Отсюда ясно, что те, кто чувствует в себе дельный ум и правое сужденье, не предполагая в то же время за собою высших духовных дарований, не должны пугаться усиленных занятий и утомительного труда, если желают выбраться из большой толпы людей, обладающих общеизвестными данными, и достигнуть более отдаленных мест, которые доступны только ученому трудолюбию. Ибо там, где число соревнователей бесконечно ограничено, ум, хотя бы немного превышающий среднюю норму, скоро найдет случай для нового и верного сочетания данных: заслуга его открытия даже еще повысится от трудности добывания этих данных. Но заслуженное таким образом одобрение со стороны его сотоварищей по науке, единственных знатоков в этой специальности, лишь издали будет услышано большою человеческой толпой.
Если бы, далее, желательно было проследить намеченный здесь путь до конца, то можно бы указать пункт, где одни уже данные, благодаря большой трудности их добывания, сами по себе способны создать славу, без участия какой-либо их комбинации. Это относится к путешествиям в очень отдаленные и малоизвестные страны: человек становится знаменит тем, что он видел, а не тем, что он думал. Путь этот имеет также еще одну большую выгоду в том, что гораздо легче сообщать другим виденное нами, нежели продуманное; то же самое справедливо и для понимания: поэтому в первом случае у нас найдется гораздо больше читателей, чем во втором. Ибо, как говорил уже Асмус: «Есть что порассказать у того, что совершил путешествие».
Но в соответствии со всем этим при личном знакомстве с такого рода знаменитостями часто приходит в голову и замечание Горация:
«Небо, не душу меняют переплывшие море». (Посл[ания], I, 11, ст. 27)
С другой стороны, что касается людей, одаренных высшими способностями, которые одни только и могут приступать к разрешению великих, имеющих своим содержанием общее и целое и потому труднейших проблем, то хотя люди эти стараются, конечно, по возможности расширить свой горизонт, однако это расширение всегда будет идти равномерно во все стороны, никогда не уклоняясь слишком далеко в какую-нибудь из особых и лишь немногих известных областей, т. е. не останавливаясь подробно на специальных деталях какой-нибудь отдельной науки, а тем менее занимаясь микрологиями.

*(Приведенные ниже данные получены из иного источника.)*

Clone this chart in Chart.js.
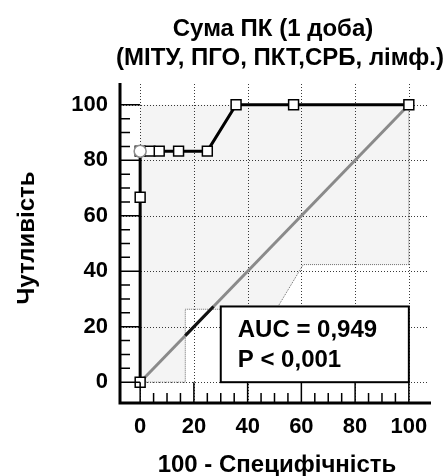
<!DOCTYPE html>
<html>
<head>
<meta charset="utf-8">
<script src="https://cdn.jsdelivr.net/npm/chart.js@4.4.1/dist/chart.umd.min.js"></script>
<style>
  body { margin: 0; background: #fff; }
  #wrap { width: 448px; height: 476px; }
</style>
</head>
<body>
<div id="wrap"><canvas id="roc" width="448" height="476"></canvas></div>
<script>
// ROC curve points (100 - specificity, sensitivity)
const rocX = [0, 0, 0, 3.6, 7.1, 14.3, 25, 35.7, 57.1, 100];
const rocY = [0, 66.7, 83.3, 83.3, 83.3, 83.3, 83.3, 100, 100, 100];
// optimal cut-off point
const cutX = [0];
const cutY = [83.3];
// confidence band
const ciUpX = [0, 0, 100];
const ciUpY = [0, 100, 100];
const ciLowX = [0, 16.8, 16.8, 50.7, 60.7, 100, 100];
const ciLowY = [0, 0, 26.3, 26.3, 42.4, 42.4, 100];
// reference diagonal (and the darker bit of it outside the band)
const diagX = [0, 100];
const diagY = [0, 100];
const diagDarkX = [16.8, 27.3];
const diagDarkY = [16.8, 27.3];
// ticks
const xTicks = [0, 20, 40, 60, 80, 100];
const yTicks = [0, 20, 40, 60, 80, 100];

const titleLines = ['Сума ПК (1 доба)', '(МІТУ, ПГО, ПКТ,СРБ, лімф.)'];
const xTitle = '100 - Специфічність';
const yTitle = 'Чутливість';
const statLines = ['AUC = 0,949', 'P < 0,001'];

const FONT = '"Liberation Sans", Arial, sans-serif';

function pts(xs, ys) {
  return xs.map((v, i) => ({x: v, y: ys[i]}));
}

// closed band polygon: upper edge, then lower edge backwards
const bandPts = pts(ciUpX, ciUpY).concat(pts(ciLowX, ciLowY).reverse());

const decor = {
  id: 'decor',
  beforeDatasetsDraw(chart) {
    // dotted grid
    const ctx = chart.ctx;
    const x = chart.scales.x, y = chart.scales.y;
    const a = chart.chartArea;
    ctx.save();
    ctx.strokeStyle = '#3a3a3a';
    ctx.lineWidth = 1;
    ctx.setLineDash([1, 2]);
    ctx.beginPath();
    xTicks.forEach(v => {
      const px = Math.round(x.getPixelForValue(v)) + 0.5;
      ctx.moveTo(px, a.top);
      ctx.lineTo(px, a.bottom);
    });
    yTicks.forEach(v => {
      const py = Math.round(y.getPixelForValue(v)) + 0.5;
      ctx.moveTo(a.left, py);
      ctx.lineTo(a.right, py);
    });
    ctx.stroke();
    ctx.restore();
  },
  afterDatasetsDraw(chart) {
    const ctx = chart.ctx;
    const x = chart.scales.x, y = chart.scales.y;
    const a = chart.chartArea;
    const x0 = x.getPixelForValue(0), y0 = y.getPixelForValue(0);
    ctx.save();

    // stats box
    const bl = x.getPixelForValue(30), br = x.getPixelForValue(100);
    const bt = y.getPixelForValue(27.3), bb = y.getPixelForValue(0);
    ctx.fillStyle = '#fff';
    ctx.fillRect(bl, bt, br - bl, bb - bt);
    ctx.strokeStyle = '#000';
    ctx.lineWidth = 2;
    ctx.strokeRect(bl, bt, br - bl, bb - bt);
    ctx.fillStyle = '#000';
    ctx.font = 'bold 24px ' + FONT;
    ctx.textAlign = 'left';
    ctx.textBaseline = 'alphabetic';
    ctx.fillText(statLines[0], bl + 17, bt + 31);
    ctx.fillText(statLines[1], bl + 17, bt + 61);

    // axes
    ctx.lineWidth = 3;
    ctx.beginPath();
    ctx.moveTo(a.left, a.top - 1);
    ctx.lineTo(a.left, a.bottom);
    ctx.lineTo(a.right + 2, a.bottom);
    ctx.stroke();

    // tick marks, pointing inwards
    ctx.lineWidth = 1.5;
    ctx.beginPath();
    for (let v = 0; v <= 100; v += 5) {
      const major = v % 20 === 0;
      const px = x.getPixelForValue(v);
      ctx.moveTo(px, a.bottom);
      ctx.lineTo(px, major ? y0 : a.bottom - 10);
      const py = y.getPixelForValue(v);
      ctx.moveTo(a.left, py);
      ctx.lineTo(major ? x0 : a.left + 10, py);
    }
    ctx.stroke();

    // titles
    ctx.font = 'bold 24px ' + FONT;
    ctx.textAlign = 'center';
    ctx.fillText(titleLines[0], 273, 36);
    ctx.fillText(titleLines[1], 280, 65);

    ctx.fillText(xTitle, 277, 472);

    ctx.translate(34, 238);
    ctx.rotate(-Math.PI / 2);
    ctx.fillText(yTitle, 0, 0);
    ctx.restore();
  }
};

new Chart(document.getElementById('roc'), {
  type: 'scatter',
  data: {
    datasets: [
      {
        label: 'cut-off',
        data: pts(cutX, cutY),
        order: 0,
        showLine: false,
        pointStyle: 'circle',
        pointRadius: 6,
        pointBackgroundColor: '#fff',
        pointBorderColor: '#8c8c8c',
        pointBorderWidth: 1.5
      },
      {
        label: 'ROC',
        data: pts(rocX, rocY),
        order: 1,
        showLine: true,
        borderColor: '#000',
        borderWidth: 3,
        pointStyle: 'rect',
        pointRadius: 7,
        pointBackgroundColor: '#fff',
        pointBorderColor: '#000',
        pointBorderWidth: 1.5
      },
      {
        label: 'diagonal dark',
        data: pts(diagDarkX, diagDarkY),
        order: 2,
        showLine: true,
        borderColor: '#111',
        borderWidth: 3,
        pointRadius: 0
      },
      {
        label: 'diagonal',
        data: pts(diagX, diagY),
        order: 3,
        showLine: true,
        borderColor: '#8a8a8a',
        borderWidth: 3,
        pointRadius: 0
      },
      {
        label: 'CI lower',
        data: pts(ciLowX, ciLowY),
        order: 4,
        showLine: true,
        borderColor: '#6a6a6a',
        borderWidth: 1,
        borderDash: [1, 1],
        pointRadius: 0
      },
      {
        label: 'CI band',
        data: bandPts,
        order: 5,
        showLine: true,
        fill: 'shape',
        backgroundColor: 'rgba(0,0,0,0.045)',
        borderWidth: 0,
        borderColor: 'rgba(0,0,0,0)',
        pointRadius: 0
      }
    ]
  },
  options: {
    responsive: false,
    animation: false,
    layout: { padding: { top: 84, right: 19, left: 0, bottom: 0 } },
    plugins: { legend: { display: false }, tooltip: { enabled: false } },
    scales: {
      x: {
        type: 'linear',
        min: -7.5,
        max: 107.5,
        afterBuildTicks: s => { s.ticks = xTicks.map(v => ({value: v})); },
        afterFit: s => { s.height = 73; },
        grid: { display: false, drawTicks: false },
        border: { display: false },
        ticks: {
          padding: 11,
          color: '#000',
          font: { family: FONT, size: 22, weight: 'bold' },
          maxRotation: 0
        }
      },
      y: {
        type: 'linear',
        min: -7.5,
        max: 107.5,
        afterBuildTicks: s => { s.ticks = yTicks.map(v => ({value: v})); },
        afterFit: s => { s.width = 120; },
        grid: { display: false, drawTicks: false },
        border: { display: false },
        ticks: {
          padding: 12,
          color: '#000',
          font: { family: FONT, size: 22, weight: 'bold' }
        }
      }
    }
  },
  plugins: [decor]
});
</script>
</body>
</html>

Ибо таким людям нет нужды посвящать свое внимание труднодоступным объектам, чтобы избежать соперничества многочисленных соревнователей: как раз в том, что у всех на глазах, черпают они материал для новых, важных и верных сочетаний. А сообразно тому и заслуга их может быть оценена всеми теми, кому известны данные, т. е. значительною частью человеческого рода.

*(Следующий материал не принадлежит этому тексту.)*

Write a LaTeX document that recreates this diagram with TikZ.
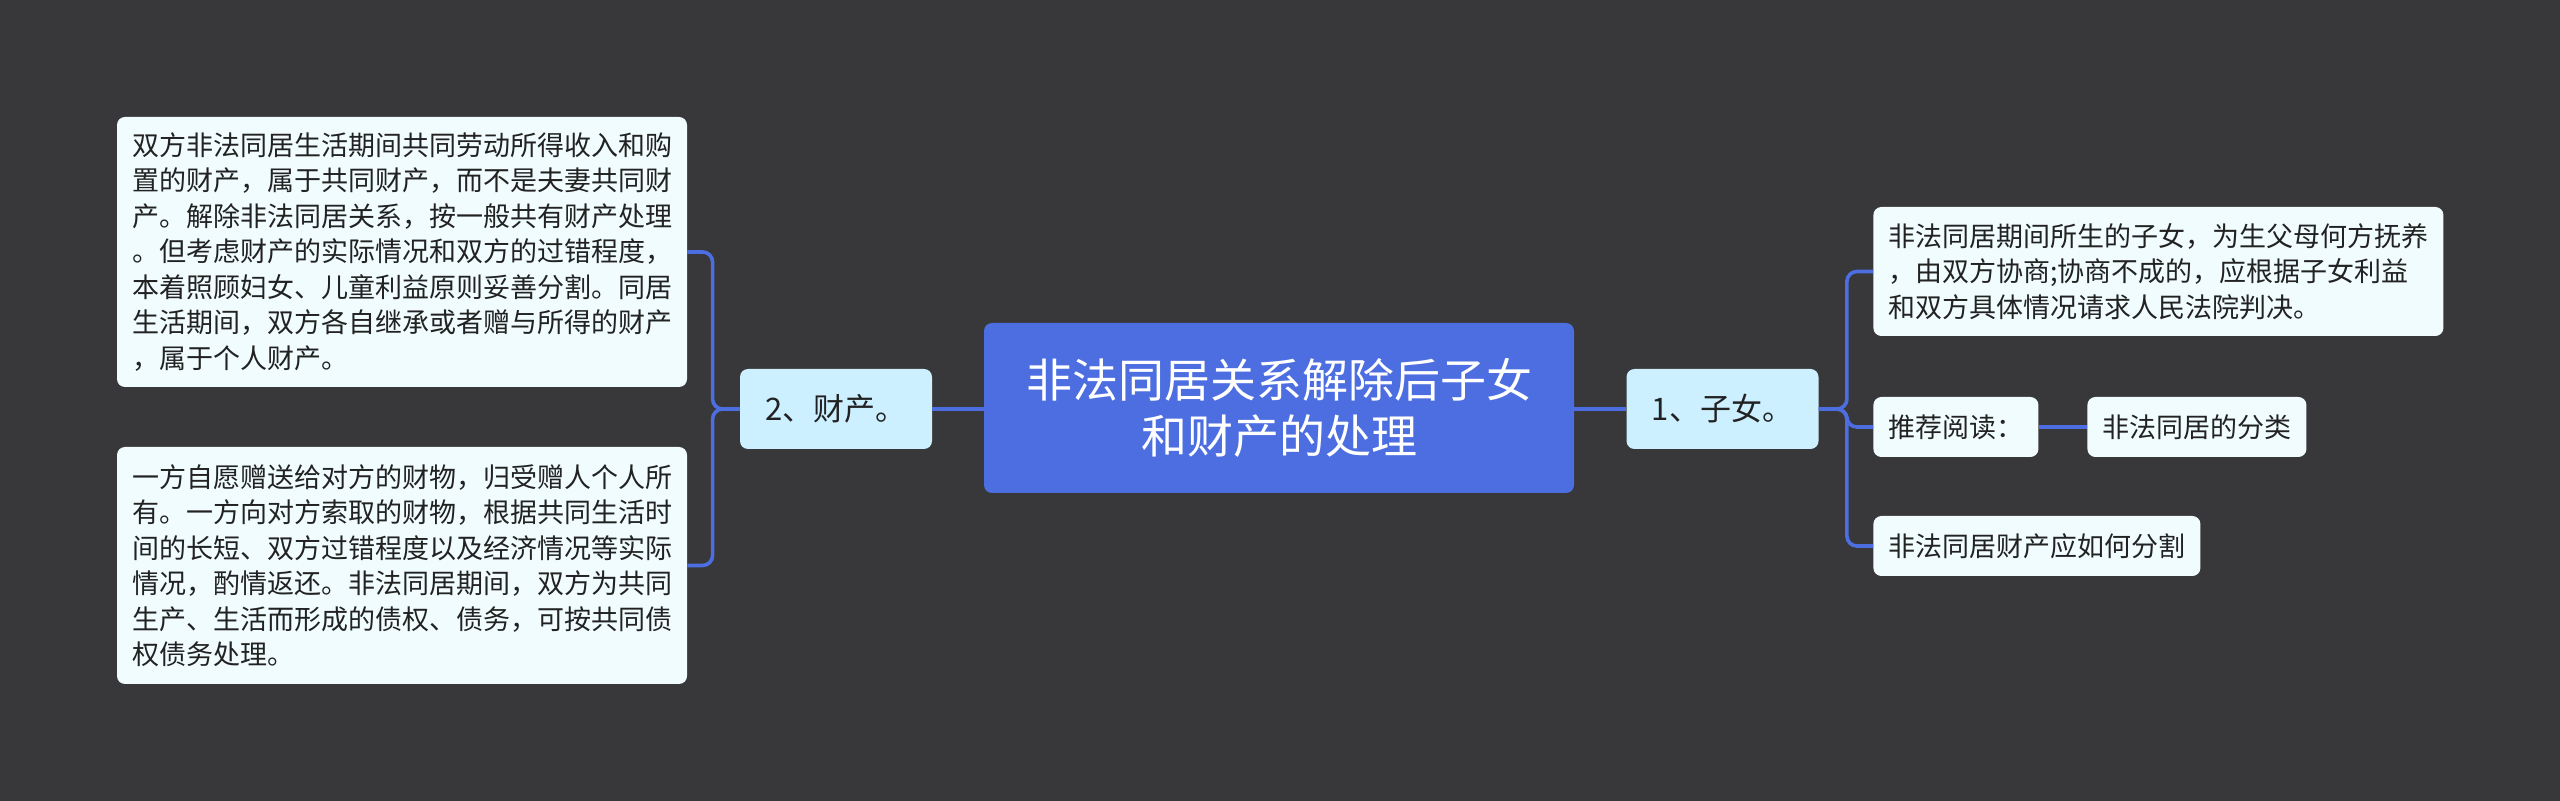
\documentclass[tikz,border=0pt]{standalone}
\usepackage{fontspec}
\setmainfont{Noto Sans CJK SC}
\definecolor{bgc}{HTML}{383739}
\definecolor{maincol}{HTML}{4D6EE0}
\definecolor{childcol}{HTML}{CCF0FF}
\definecolor{leafcol}{HTML}{F0FCFE}
\definecolor{linecol}{HTML}{4D6EE0}
\definecolor{txt}{HTML}{222222}
\begin{document}
\begin{tikzpicture}[x=0.5pt,y=-0.5pt,
  rootbox/.style={fill=maincol, rounded corners=4pt, text=white, align=center,
    minimum width=295pt, minimum height=85pt, inner sep=0pt,
    font=\fontsize{23}{27.8}\selectfont},
  childbox/.style={fill=childcol, rounded corners=4pt, text=txt, align=center,
    minimum width=96pt, minimum height=40pt, inner sep=0pt,
    font=\fontsize{15.5}{18}\selectfont},
  leafbox/.style={fill=leafcol, rounded corners=4pt, text=txt, align=left,
    inner xsep=7.5pt, inner ysep=0pt, minimum height=30pt,
    font=\fontsize{13.5}{17.75}\selectfont},
  conn/.style={draw=linecol, line width=1.8pt, rounded corners=5pt}
]
\fill[bgc] (0,0) rectangle (2560,801);
\useasboundingbox (0,0) rectangle (2560,801);

\node[rootbox] (root) at (1279,408) {非法同居关系解除后子女\\和财产的处理};
\node[childbox] (cai) at (836,409) {2、财产。};
\node[childbox] (zi) at (1722.5,409) {1、子女。};

\node[leafbox, text width=270pt, minimum height=135pt] (l1) at (402,252) {双方非法同居生活期间共同劳动所得收入和购\\置的财产，属于共同财产，而不是夫妻共同财\\产。解除非法同居关系，按一般共有财产处理\\。但考虑财产的实际情况和双方的过错程度，\\本着照顾妇女、儿童利益原则妥善分割。同居\\生活期间，双方各自继承或者赠与所得的财产\\，属于个人财产。};
\node[leafbox, text width=270pt, minimum height=118.5pt] (l2) at (402,565.5) {一方自愿赠送给对方的财物，归受赠人个人所\\有。一方向对方索取的财物，根据共同生活时\\间的长短、双方过错程度以及经济情况等实际\\情况，酌情返还。非法同居期间，双方为共同\\生产、生活而形成的债权、债务，可按共同债\\权债务处理。};

\node[leafbox, text width=270pt, minimum height=64.5pt, anchor=west] (r1) at (1873,271.5) {非法同居期间所生的子女，为生父母何方抚养\\，由双方协商;协商不成的，应根据子女利益\\和双方具体情况请求人民法院判决。};
\node[leafbox, anchor=west] (tj) at (1873,427) {推荐阅读：};
\node[leafbox, anchor=west] (fl) at (2087,427) {非法同居的分类};
\node[leafbox, anchor=west] (r3) at (1873,546) {非法同居财产应如何分割};

\draw[conn] (root.west |- 0,409) -- (cai.east);
\draw[conn] (root.east |- 0,409) -- (zi.west);
\draw[conn] (cai.west) -- ++(-27,0) |- (l1.east);
\draw[conn] (cai.west) -- ++(-27,0) |- (l2.east);
\draw[conn] (zi.east) -- ++(28,0) |- (r1.west);
\draw[conn] (zi.east) -- ++(28,0) |- (tj.west);
\draw[conn] (zi.east) -- ++(28,0) |- (r3.west);
\draw[conn] (tj.east) -- (fl.west);
\end{tikzpicture}
\end{document}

В этом коренится огромная разница между славою, достающейся в удел поэтам и философам, и славою, которая достижима для физиков, химиков, анатомов, минералогов, зоологов, филологов, историков и т. д.
Гении и безумцы
(Из книги «Афоризмы житейской мудрости»)
…За нитью событий следит история: она прагматична, поскольку выводит их по закону мотивации, каковой закон определяет проявляющуюся волю там, где она освещается познанием. На более низких ступенях ее объективации, где она действует еще без познания, рассматривают законы изменения ее явлений естественные науки в смысле этиологии, пребывая в явлениях в смысле морфологии, которая облегчает себе свою почти бесконечную тему посредством понятий, связывая общее, чтобы выводить из него частное. Наконец, математика рассматривает чистые формы, в коих для субъекта познания, как индивидуума, идеи проявляются растянутыми на множество, следовательно, во времени и пространстве. Все эти познания, коим общее название наука, следят, таким образом, за законом основания в различных его формах, и темой их остается явление с его законами, связью и возникающими из того отношениями.

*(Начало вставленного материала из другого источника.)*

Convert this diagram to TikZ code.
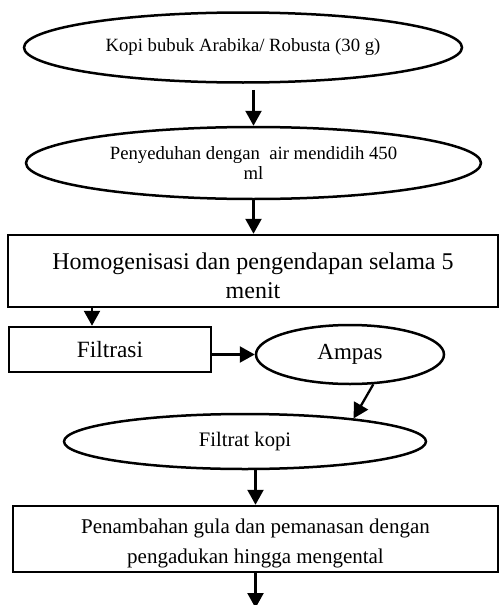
\documentclass[tikz,border=0pt]{standalone}
\usepackage{fontspec}
\setmainfont{Liberation Serif}
\usetikzlibrary{shapes.geometric,arrows.meta}
\tikzset{
  ell/.style={ellipse,draw,line width=2.5pt,inner sep=0pt,align=center},
  boxn/.style={rectangle,draw,line width=2.5pt,inner sep=0pt,align=center},
  arr/.style={line width=2.3pt,-{Triangle[length=15pt,width=16pt]}}
}
\begin{document}
\begin{tikzpicture}[x=1pt,y=-1pt]
\useasboundingbox (0,0) rectangle (500,605);
\node[ell,minimum width=438pt,minimum height=70pt,font=\fontsize{18.7}{20}\selectfont] (e1) at (243,47.5) {Kopi bubuk Arabika/ Robusta (30 g)};
\node[ell,minimum width=455pt,minimum height=72pt,font=\fontsize{18.7}{20}\selectfont] (e2) at (253.5,163) {Penyeduhan dengan\ \ air mendidih 450\\ml};
\node[boxn,minimum width=490pt,minimum height=72pt,font=\fontsize{24}{29}\selectfont] (r1) at (253,271) {\rule{0pt}{26pt}Homogenisasi dan pengendapan selama 5\\menit};
\node[boxn,minimum width=202pt,minimum height=45pt,font=\fontsize{23.3}{28}\selectfont] (f) at (110,349.5) {Filtrasi};
\node[ell,minimum width=188pt,minimum height=59pt,font=\fontsize{23}{28}\selectfont] (am) at (350,354.5) {Ampas};
\node[ell,minimum width=362pt,minimum height=55pt,font=\fontsize{20.6}{24}\selectfont] (fk) at (245,441.5) {Filtrat kopi};
\node[boxn,minimum width=485pt,minimum height=66pt,font=\fontsize{21}{30}\selectfont] (r2) at (255.5,539) {\rule{0pt}{24pt}Penambahan gula dan pemanasan dengan\\pengadukan hingga mengental};
\draw[arr] ([yshift=-6pt]e1.south -| e2.north) -- (e2.north);
\draw[arr] (e2.south) -- (e2.south |- r1.north);
\draw[arr] ([xshift=-18pt]f.north |- r1.south) -- ([xshift=-18pt]f.north);
\draw[arr] (f.east |- am.west) -- (am.west);
\draw[arr] (am.-52) -- (fk.12);
\draw[arr] (fk.south -| r2.north) -- (r2.north);
\coordinate (endpt) at (255.5,608);
\draw[arr] (r2.south) -- (endpt);
\end{tikzpicture}
\end{document}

Но какой же род познания созерцает все существующее вне и независимо от всяких отношений, одно действительно в мире существенное, истинное содержание его явлений, неподвластное никакой перемене и потому на все времена с равной истиной познаваемое, словом – идеи, составляющие непосредственную и единомерную объективацию вещи самой в себе – воли? Искусство – творение гения. Оно повторяет воспринятые чистым созерцанием вечные идеи, существенное и непроходящее всех явлений мира, и, смотря по веществу, в котором оно их повторяет, оно является искусством образовательным, поэзией или музыкой. Познание идеи – его единственный источник; сообщение этого познания – его единственная цель. Между тем как наука, следуя за непрестанным и бессодержательным потоком четверовидных оснований и следствий, у каждой достигнутой цели посылается все дальше и никогда не может дойти ни до конечной цели, ни до полного удовлетворения, как невозможно добежать до того пункта, где облака касаются горизонта; искусство, напротив, всюду у цели. Ибо оно выхватывает объект своего созерцания из потока мирового течения и ставит его изолированным перед собою: и это отдельное, бывшее в оном потоке исчезающей частицей, становится для него представителем целого, эквивалентом бесконечного множества в пространстве и времени; поэтому оно останавливается на нем одном, оно задерживает колесо времени, отношения перед ним исчезают, его объект – только существенное, идея. Поэтому мы прямо можем его определить как род созерцания предметов, независимо от закона основания, в противоположность прямо следящему за ним познанию, представляющему путь опыта и науки.